Task objective = Repeat the data that follows, word for word, without the images.

Data segment =

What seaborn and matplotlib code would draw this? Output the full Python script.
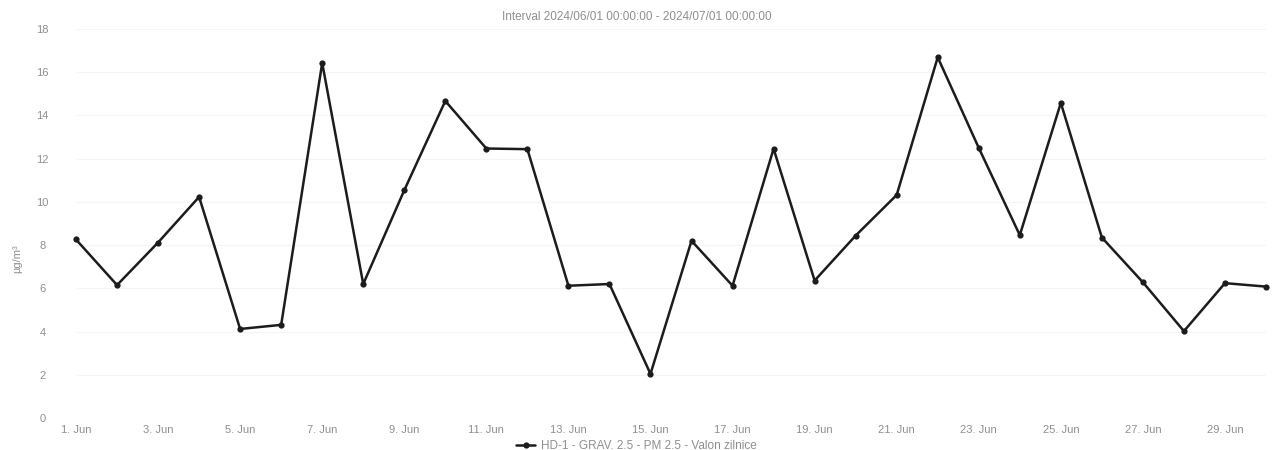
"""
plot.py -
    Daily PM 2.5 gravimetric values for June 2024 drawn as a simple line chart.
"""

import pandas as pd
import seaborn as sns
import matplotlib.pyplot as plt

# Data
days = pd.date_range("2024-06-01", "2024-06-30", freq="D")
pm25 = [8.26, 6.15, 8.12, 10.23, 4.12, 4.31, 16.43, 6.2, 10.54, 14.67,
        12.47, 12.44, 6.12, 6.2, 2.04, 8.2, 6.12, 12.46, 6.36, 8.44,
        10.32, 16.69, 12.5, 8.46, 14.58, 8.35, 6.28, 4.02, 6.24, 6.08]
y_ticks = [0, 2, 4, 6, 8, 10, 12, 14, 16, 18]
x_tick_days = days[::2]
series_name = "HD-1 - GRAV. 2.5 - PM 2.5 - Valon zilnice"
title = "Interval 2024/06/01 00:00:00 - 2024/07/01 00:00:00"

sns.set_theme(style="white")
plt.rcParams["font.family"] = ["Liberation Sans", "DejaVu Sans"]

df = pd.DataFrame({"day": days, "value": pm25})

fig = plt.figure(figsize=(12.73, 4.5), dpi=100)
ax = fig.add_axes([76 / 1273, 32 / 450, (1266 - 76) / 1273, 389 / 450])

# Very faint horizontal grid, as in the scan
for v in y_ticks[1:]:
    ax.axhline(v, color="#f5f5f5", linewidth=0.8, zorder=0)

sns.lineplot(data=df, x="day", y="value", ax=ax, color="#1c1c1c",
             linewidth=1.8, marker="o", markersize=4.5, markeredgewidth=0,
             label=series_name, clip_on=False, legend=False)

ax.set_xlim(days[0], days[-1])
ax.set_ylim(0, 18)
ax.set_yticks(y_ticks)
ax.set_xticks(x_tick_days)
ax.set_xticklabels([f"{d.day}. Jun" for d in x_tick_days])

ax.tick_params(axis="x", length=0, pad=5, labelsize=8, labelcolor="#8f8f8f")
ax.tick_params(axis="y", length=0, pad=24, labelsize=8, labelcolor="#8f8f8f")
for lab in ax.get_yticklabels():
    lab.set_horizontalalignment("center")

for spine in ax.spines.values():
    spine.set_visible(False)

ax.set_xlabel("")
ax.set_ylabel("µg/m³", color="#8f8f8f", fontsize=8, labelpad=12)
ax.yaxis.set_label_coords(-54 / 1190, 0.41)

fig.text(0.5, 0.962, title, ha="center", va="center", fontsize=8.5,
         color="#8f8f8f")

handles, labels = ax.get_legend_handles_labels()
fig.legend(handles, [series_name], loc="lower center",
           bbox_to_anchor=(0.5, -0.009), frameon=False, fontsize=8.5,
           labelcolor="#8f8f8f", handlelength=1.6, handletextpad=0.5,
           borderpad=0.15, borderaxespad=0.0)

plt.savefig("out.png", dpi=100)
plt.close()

Output of the exercise =
What seaborn and matplotlib code would draw this? Output the full Python script.
"""
plot.py -
    Daily PM 2.5 gravimetric values for June 2024 drawn as a simple line chart.
"""

import pandas as pd
import seaborn as sns
import matplotlib.pyplot as plt

# Data
days = pd.date_range("2024-06-01", "2024-06-30", freq="D")
pm25 = [8.26, 6.15, 8.12, 10.23, 4.12, 4.31, 16.43, 6.2, 10.54, 14.67,
        12.47, 12.44, 6.12, 6.2, 2.04, 8.2, 6.12, 12.46, 6.36, 8.44,
        10.32, 16.69, 12.5, 8.46, 14.58, 8.35, 6.28, 4.02, 6.24, 6.08]
y_ticks = [0, 2, 4, 6, 8, 10, 12, 14, 16, 18]
x_tick_days = days[::2]
series_name = "HD-1 - GRAV. 2.5 - PM 2.5 - Valon zilnice"
title = "Interval 2024/06/01 00:00:00 - 2024/07/01 00:00:00"

sns.set_theme(style="white")
plt.rcParams["font.family"] = ["Liberation Sans", "DejaVu Sans"]

df = pd.DataFrame({"day": days, "value": pm25})

fig = plt.figure(figsize=(12.73, 4.5), dpi=100)
ax = fig.add_axes([76 / 1273, 32 / 450, (1266 - 76) / 1273, 389 / 450])

# Very faint horizontal grid, as in the scan
for v in y_ticks[1:]:
    ax.axhline(v, color="#f5f5f5", linewidth=0.8, zorder=0)

sns.lineplot(data=df, x="day", y="value", ax=ax, color="#1c1c1c",
             linewidth=1.8, marker="o", markersize=4.5, markeredgewidth=0,
             label=series_name, clip_on=False, legend=False)

ax.set_xlim(days[0], days[-1])
ax.set_ylim(0, 18)
ax.set_yticks(y_ticks)
ax.set_xticks(x_tick_days)
ax.set_xticklabels([f"{d.day}. Jun" for d in x_tick_days])

ax.tick_params(axis="x", length=0, pad=5, labelsize=8, labelcolor="#8f8f8f")
ax.tick_params(axis="y", length=0, pad=24, labelsize=8, labelcolor="#8f8f8f")
for lab in ax.get_yticklabels():
    lab.set_horizontalalignment("center")

for spine in ax.spines.values():
    spine.set_visible(False)

ax.set_xlabel("")
ax.set_ylabel("µg/m³", color="#8f8f8f", fontsize=8, labelpad=12)
ax.yaxis.set_label_coords(-54 / 1190, 0.41)

fig.text(0.5, 0.962, title, ha="center", va="center", fontsize=8.5,
         color="#8f8f8f")

handles, labels = ax.get_legend_handles_labels()
fig.legend(handles, [series_name], loc="lower center",
           bbox_to_anchor=(0.5, -0.009), frameon=False, fontsize=8.5,
           labelcolor="#8f8f8f", handlelength=1.6, handletextpad=0.5,
           borderpad=0.15, borderaxespad=0.0)

plt.savefig("out.png", dpi=100)
plt.close()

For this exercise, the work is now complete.